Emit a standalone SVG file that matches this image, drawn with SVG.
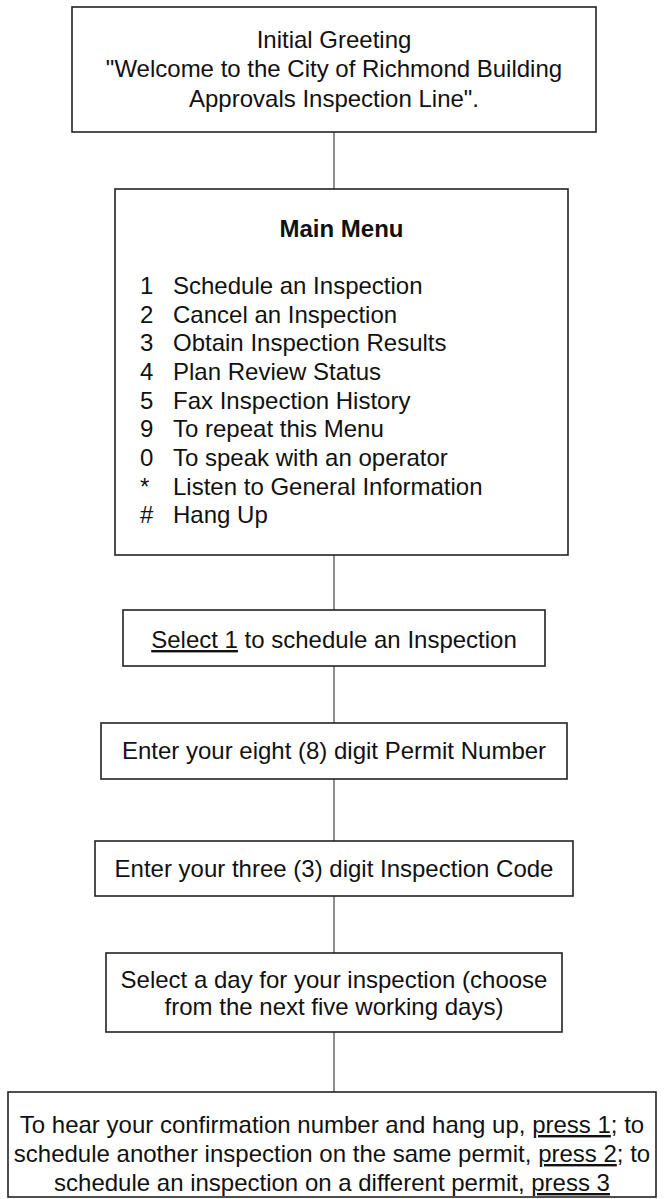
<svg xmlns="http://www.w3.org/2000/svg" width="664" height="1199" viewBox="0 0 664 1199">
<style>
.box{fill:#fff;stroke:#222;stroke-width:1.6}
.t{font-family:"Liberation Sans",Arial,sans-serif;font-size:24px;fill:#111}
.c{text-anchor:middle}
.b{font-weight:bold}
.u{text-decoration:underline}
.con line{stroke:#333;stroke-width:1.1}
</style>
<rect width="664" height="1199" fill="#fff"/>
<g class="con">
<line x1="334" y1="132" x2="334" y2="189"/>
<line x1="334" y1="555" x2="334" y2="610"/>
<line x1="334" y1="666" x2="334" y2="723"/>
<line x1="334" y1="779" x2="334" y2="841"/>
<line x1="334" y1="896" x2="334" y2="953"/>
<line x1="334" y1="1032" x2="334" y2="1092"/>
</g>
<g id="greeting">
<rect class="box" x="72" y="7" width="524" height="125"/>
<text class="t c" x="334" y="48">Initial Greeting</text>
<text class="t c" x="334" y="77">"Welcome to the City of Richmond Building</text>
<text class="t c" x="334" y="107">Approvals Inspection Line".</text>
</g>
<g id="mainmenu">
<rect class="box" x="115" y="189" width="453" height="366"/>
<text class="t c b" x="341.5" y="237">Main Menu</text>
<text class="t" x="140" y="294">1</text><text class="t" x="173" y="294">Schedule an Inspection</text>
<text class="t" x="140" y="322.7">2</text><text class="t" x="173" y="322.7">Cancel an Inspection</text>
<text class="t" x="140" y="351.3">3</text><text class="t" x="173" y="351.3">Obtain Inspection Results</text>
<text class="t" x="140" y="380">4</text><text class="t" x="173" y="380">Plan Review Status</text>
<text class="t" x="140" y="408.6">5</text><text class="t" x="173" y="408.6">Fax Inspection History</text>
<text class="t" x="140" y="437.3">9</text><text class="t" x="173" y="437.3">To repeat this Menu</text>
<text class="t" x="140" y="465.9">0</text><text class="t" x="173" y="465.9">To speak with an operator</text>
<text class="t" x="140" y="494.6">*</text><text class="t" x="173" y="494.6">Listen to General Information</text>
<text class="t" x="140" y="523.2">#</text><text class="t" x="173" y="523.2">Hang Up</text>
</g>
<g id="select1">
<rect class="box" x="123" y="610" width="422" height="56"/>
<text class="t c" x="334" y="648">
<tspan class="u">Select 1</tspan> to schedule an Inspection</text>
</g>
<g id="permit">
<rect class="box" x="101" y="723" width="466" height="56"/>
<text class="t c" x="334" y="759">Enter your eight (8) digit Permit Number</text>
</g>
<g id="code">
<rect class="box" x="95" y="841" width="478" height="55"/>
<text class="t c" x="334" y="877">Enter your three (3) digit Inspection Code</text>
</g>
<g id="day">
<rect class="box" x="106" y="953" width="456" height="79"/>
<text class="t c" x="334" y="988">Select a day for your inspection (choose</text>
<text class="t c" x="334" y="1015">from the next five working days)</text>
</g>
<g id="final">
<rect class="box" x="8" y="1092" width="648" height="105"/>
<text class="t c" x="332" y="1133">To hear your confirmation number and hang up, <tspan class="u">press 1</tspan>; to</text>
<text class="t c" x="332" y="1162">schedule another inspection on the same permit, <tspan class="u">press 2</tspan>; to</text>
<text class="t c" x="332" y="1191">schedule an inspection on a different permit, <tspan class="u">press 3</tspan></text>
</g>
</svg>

◆ **Job**: Quote the material word for word, dropping any images it holds.

◆ **Final result**:
Emit a standalone SVG file that matches this image, drawn with SVG.
<svg xmlns="http://www.w3.org/2000/svg" width="664" height="1199" viewBox="0 0 664 1199">
<style>
.box{fill:#fff;stroke:#222;stroke-width:1.6}
.t{font-family:"Liberation Sans",Arial,sans-serif;font-size:24px;fill:#111}
.c{text-anchor:middle}
.b{font-weight:bold}
.u{text-decoration:underline}
.con line{stroke:#333;stroke-width:1.1}
</style>
<rect width="664" height="1199" fill="#fff"/>
<g class="con">
<line x1="334" y1="132" x2="334" y2="189"/>
<line x1="334" y1="555" x2="334" y2="610"/>
<line x1="334" y1="666" x2="334" y2="723"/>
<line x1="334" y1="779" x2="334" y2="841"/>
<line x1="334" y1="896" x2="334" y2="953"/>
<line x1="334" y1="1032" x2="334" y2="1092"/>
</g>
<g id="greeting">
<rect class="box" x="72" y="7" width="524" height="125"/>
<text class="t c" x="334" y="48">Initial Greeting</text>
<text class="t c" x="334" y="77">"Welcome to the City of Richmond Building</text>
<text class="t c" x="334" y="107">Approvals Inspection Line".</text>
</g>
<g id="mainmenu">
<rect class="box" x="115" y="189" width="453" height="366"/>
<text class="t c b" x="341.5" y="237">Main Menu</text>
<text class="t" x="140" y="294">1</text><text class="t" x="173" y="294">Schedule an Inspection</text>
<text class="t" x="140" y="322.7">2</text><text class="t" x="173" y="322.7">Cancel an Inspection</text>
<text class="t" x="140" y="351.3">3</text><text class="t" x="173" y="351.3">Obtain Inspection Results</text>
<text class="t" x="140" y="380">4</text><text class="t" x="173" y="380">Plan Review Status</text>
<text class="t" x="140" y="408.6">5</text><text class="t" x="173" y="408.6">Fax Inspection History</text>
<text class="t" x="140" y="437.3">9</text><text class="t" x="173" y="437.3">To repeat this Menu</text>
<text class="t" x="140" y="465.9">0</text><text class="t" x="173" y="465.9">To speak with an operator</text>
<text class="t" x="140" y="494.6">*</text><text class="t" x="173" y="494.6">Listen to General Information</text>
<text class="t" x="140" y="523.2">#</text><text class="t" x="173" y="523.2">Hang Up</text>
</g>
<g id="select1">
<rect class="box" x="123" y="610" width="422" height="56"/>
<text class="t c" x="334" y="648">
<tspan class="u">Select 1</tspan> to schedule an Inspection</text>
</g>
<g id="permit">
<rect class="box" x="101" y="723" width="466" height="56"/>
<text class="t c" x="334" y="759">Enter your eight (8) digit Permit Number</text>
</g>
<g id="code">
<rect class="box" x="95" y="841" width="478" height="55"/>
<text class="t c" x="334" y="877">Enter your three (3) digit Inspection Code</text>
</g>
<g id="day">
<rect class="box" x="106" y="953" width="456" height="79"/>
<text class="t c" x="334" y="988">Select a day for your inspection (choose</text>
<text class="t c" x="334" y="1015">from the next five working days)</text>
</g>
<g id="final">
<rect class="box" x="8" y="1092" width="648" height="105"/>
<text class="t c" x="332" y="1133">To hear your confirmation number and hang up, <tspan class="u">press 1</tspan>; to</text>
<text class="t c" x="332" y="1162">schedule another inspection on the same permit, <tspan class="u">press 2</tspan>; to</text>
<text class="t c" x="332" y="1191">schedule an inspection on a different permit, <tspan class="u">press 3</tspan></text>
</g>
</svg>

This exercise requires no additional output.